Why Radiation Matters
Every surface emits thermal radiation above absolute zero. Hotter surfaces emit much more energy because temperature is raised to the fourth power. A small temperature change can create a large heat transfer change. Emissivity also matters. A dull black surface radiates strongly. A polished metal surface radiates less. Engineers use these values to compare coatings, shields, panels, and process equipment.
Input Quality
Good results depend on realistic input data. Temperatures must be absolute values during calculation. The page converts Celsius and Fahrenheit to kelvin before applying the formula. Area should match the radiating face only. Emissivity should come from material data when possible. View factor should describe how much one surface sees another surface. Use one for large facing plates.
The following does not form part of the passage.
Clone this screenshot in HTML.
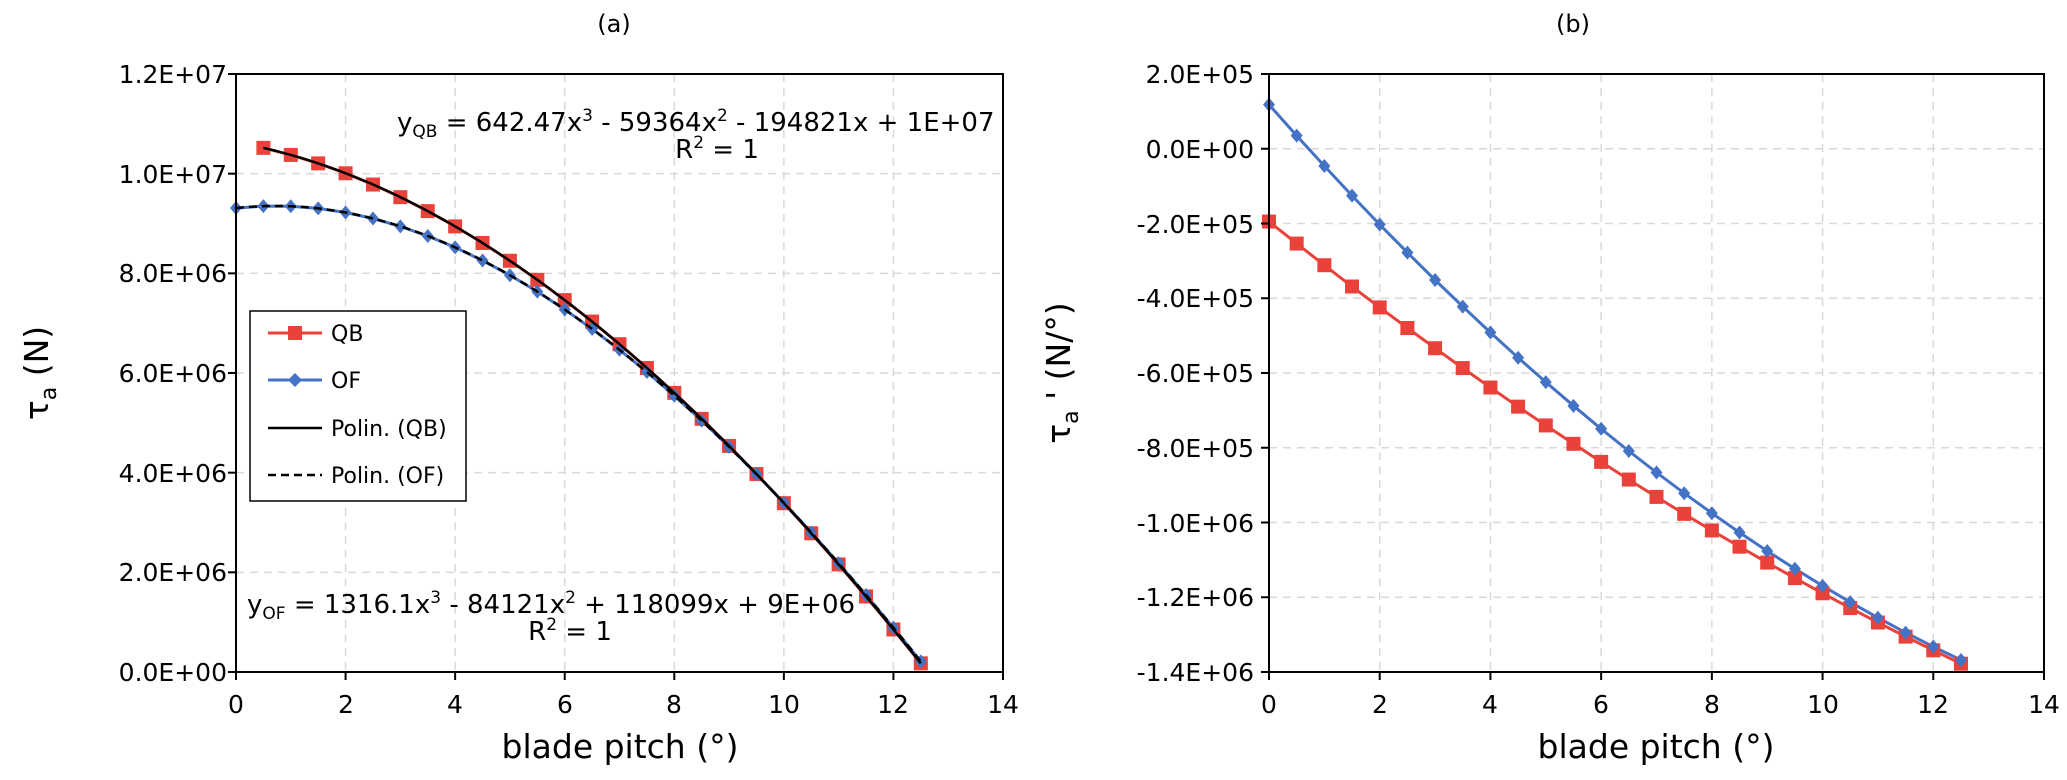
<!DOCTYPE html>
<html><head><meta charset="utf-8"><style>
html,body{margin:0;padding:0;background:#fff;}
svg{display:block;font-family:"DejaVu Sans","Liberation Sans",sans-serif;}
</style></head><body>
<svg id="s" width="2067" height="780" viewBox="0 0 2067 780" xmlns="http://www.w3.org/2000/svg">
<rect width="2067" height="780" fill="#fff"/>
<g id="grid" stroke="#d9d9d9" stroke-width="1.5" stroke-dasharray="8,6" fill="none"></g>
<g id="series"></g>
<g stroke="#000" stroke-width="2" fill="none">
<rect x="236" y="74" width="767" height="598"/>
<rect x="1269" y="74" width="775" height="598"/>
</g>
<g id="ticks" stroke="#000" stroke-width="2"></g>
<g font-size="25" fill="#000" text-anchor="end">
<text x="227" y="83">1.2E+07</text>
<text x="227" y="183">1.0E+07</text>
<text x="227" y="282">8.0E+06</text>
<text x="227" y="382">6.0E+06</text>
<text x="227" y="482">4.0E+06</text>
<text x="227" y="581">2.0E+06</text>
<text x="227" y="681">0.0E+00</text>
<text x="1254" y="83">2.0E+05</text>
<text x="1254" y="158">0.0E+00</text>
<text x="1254" y="233">-2.0E+05</text>
<text x="1254" y="307">-4.0E+05</text>
<text x="1254" y="382">-6.0E+05</text>
<text x="1254" y="457">-8.0E+05</text>
<text x="1254" y="532">-1.0E+06</text>
<text x="1254" y="606">-1.2E+06</text>
<text x="1254" y="681">-1.4E+06</text>
</g>
<g font-size="25" fill="#000" text-anchor="middle">
<text x="236" y="713">0</text><text x="346" y="713">2</text><text x="455" y="713">4</text><text x="565" y="713">6</text><text x="674" y="713">8</text><text x="784" y="713">10</text><text x="893" y="713">12</text><text x="1003" y="713">14</text>
<text x="1269" y="713">0</text><text x="1380" y="713">2</text><text x="1490" y="713">4</text><text x="1601" y="713">6</text><text x="1712" y="713">8</text><text x="1823" y="713">10</text><text x="1933" y="713">12</text><text x="2044" y="713">14</text>
</g>
<g font-size="24" fill="#000" text-anchor="middle">
<text x="614" y="32">(a)</text>
<text x="1573" y="32">(b)</text>
</g>
<g font-size="33" fill="#000" text-anchor="middle">
<text x="620" y="758">blade pitch (°)</text>
<text x="1656" y="758">blade pitch (°)</text>
<text transform="translate(48,373) rotate(-90)">τ<tspan font-size="22" dy="8">a</tspan><tspan dy="-8"> (N)</tspan></text>
<text transform="translate(1070,373) rotate(-90)">τ<tspan font-size="22" dy="8">a</tspan><tspan dy="-8"> ' (N/°)</tspan></text>
</g>
<g font-size="26" fill="#000">
<text x="397" y="131">y<tspan font-size="17" dy="6">QB</tspan><tspan dy="-6"> = 642.47x</tspan><tspan font-size="17" dy="-10">3</tspan><tspan dy="10"> - 59364x</tspan><tspan font-size="17" dy="-10">2</tspan><tspan dy="10"> - 194821x + 1E+07</tspan></text>
<text x="717" y="158" text-anchor="middle">R<tspan font-size="17" dy="-10">2</tspan><tspan dy="10"> = 1</tspan></text>
<text x="247" y="613">y<tspan font-size="17" dy="6">OF</tspan><tspan dy="-6"> = 1316.1x</tspan><tspan font-size="17" dy="-10">3</tspan><tspan dy="10"> - 84121x</tspan><tspan font-size="17" dy="-10">2</tspan><tspan dy="10"> + 118099x + 9E+06</tspan></text>
<text x="570" y="640" text-anchor="middle">R<tspan font-size="17" dy="-10">2</tspan><tspan dy="10"> = 1</tspan></text>
</g>
<g>
<rect x="250" y="311" width="216" height="190" fill="#fff" stroke="#000" stroke-width="1.5"/>
<line x1="268" y1="333" x2="322" y2="333" stroke="#E8423A" stroke-width="3"/>
<rect x="288" y="326" width="14" height="14" fill="#E8423A"/>
<line x1="268" y1="380" x2="322" y2="380" stroke="#4472C4" stroke-width="3"/>
<polygon points="295,373 302,380 295,387 288,380" fill="#4472C4"/>
<line x1="268" y1="428" x2="322" y2="428" stroke="#000" stroke-width="2.5"/>
<line x1="268" y1="475" x2="322" y2="475" stroke="#000" stroke-width="2.5" stroke-dasharray="8,5"/>
<g font-size="22" fill="#000">
<text x="331" y="341">QB</text>
<text x="331" y="388">OF</text>
<text x="331" y="436">Polin. (QB)</text>
<text x="331" y="483">Polin. (OF)</text>
</g>
</g>
</svg>
<script>
var NS="http://www.w3.org/2000/svg";
function el(p,t,a){var e=document.createElementNS(NS,t);for(var k in a)e.setAttribute(k,a[k]);p.appendChild(e);return e;}
var grid=document.getElementById('grid'),ticks=document.getElementById('ticks'),ser=document.getElementById('series');
var L={x0:236,x1:1003,y0:74,y1:672,ymin:0,ymax:1.2e7};
var R={x0:1269,x1:2044,y0:74,y1:672,ymin:-1.4e6,ymax:2e5};
function X(P,x){return P.x0+(P.x1-P.x0)*x/14;}
function Y(P,y){return P.y1-(P.y1-P.y0)*(y-P.ymin)/(P.ymax-P.ymin);}
[L,R].forEach(function(P){
 for(var i=1;i<7;i++){var x=X(P,2*i);el(grid,'line',{x1:x,y1:P.y0,x2:x,y2:P.y1});}
 for(var i=0;i<=7;i++){var x=X(P,2*i);el(ticks,'line',{x1:x,y1:P.y1,x2:x,y2:P.y1+8});}
 var n=(P===L)?6:8;
 for(var j=0;j<=n;j++){var y=P.y1-(P.y1-P.y0)*j/n;if(j>0&&j<n)el(grid,'line',{x1:P.x0,y1:y,x2:P.x1,y2:y});el(ticks,'line',{x1:P.x0-8,y1:y,x2:P.x0,y2:y});}
});
function qb(x){return 642.47*x*x*x-59364*x*x-194821*x+1.063e7;}
function of(x){return 1316.1*x*x*x-84121*x*x+118099*x+9.31e6;}
function dqb(x){return 3*642.47*x*x-2*59364*x-194821;}
function dof(x){return 3*1316.1*x*x-2*84121*x+118099;}
function pts(P,f,a,b,st){var s=[];for(var x=a;x<=b+1e-9;x+=st)s.push(X(P,x).toFixed(1)+','+Y(P,f(x)).toFixed(1));return s.join(' ');}
function sq(P,f,a){for(var x=a;x<=12.5+1e-9;x+=0.5){el(ser,'rect',{x:X(P,x)-7,y:Y(P,f(x))-7,width:14,height:14,fill:'#E8423A'});}}
function dm(P,f,a){for(var x=a;x<=12.5+1e-9;x+=0.5){var cx=X(P,x),cy=Y(P,f(x));el(ser,'polygon',{points:(cx)+','+(cy-7)+' '+(cx+6)+','+cy+' '+cx+','+(cy+7)+' '+(cx-6)+','+cy,fill:'#4472C4'});}}
el(ser,'polyline',{points:pts(L,qb,0.5,12.5,0.5),fill:'none',stroke:'#E8423A','stroke-width':3});
el(ser,'polyline',{points:pts(L,of,0,12.5,0.5),fill:'none',stroke:'#4472C4','stroke-width':3});
sq(L,qb,0.5);dm(L,of,0);
el(ser,'polyline',{points:pts(L,qb,0.5,12.5,0.1),fill:'none',stroke:'#000','stroke-width':2.5});
el(ser,'polyline',{points:pts(L,of,0,12.5,0.1),fill:'none',stroke:'#000','stroke-width':2.5,'stroke-dasharray':'8,5'});
el(ser,'polyline',{points:pts(R,dqb,0,12.5,0.5),fill:'none',stroke:'#E8423A','stroke-width':3});
el(ser,'polyline',{points:pts(R,dof,0,12.5,0.5),fill:'none',stroke:'#4472C4','stroke-width':3});
sq(R,dqb,0);dm(R,dof,0);
</script>
</body></html>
Use lower values for partial exposure.
Interpreting Results
Positive heat rate means surface one radiates toward the second surface or surroundings. Negative heat rate means the reverse direction. Heat flux divides heat rate by area. It helps compare different surfaces. The safety adjusted result adds a chosen margin. The energy estimate converts power into kilowatt hours for selected operating time. These outputs support quick reviews, early sizing, and report notes.
Practical Limits
This tool is for steady estimates. It does not model convection, conduction, changing temperatures, spectral effects, gas radiation, or complex enclosures. Real systems can include dust, oxidation, shields, and mixed heat transfer. Use the result as an engineering estimate. For safety critical equipment, confirm assumptions with standards, testing, or detailed simulation.
Workflow Tips
Start with the simplest mode. Use surface to surroundings for a hot object in a large room. Use parallel plates for broad facing panels. Use blackbody output for ideal emission checks. Use two surface exchange when areas and view factor are known. Save the CSV or PDF for documentation, comparison, and future audits. Keep input notes beside each saved run.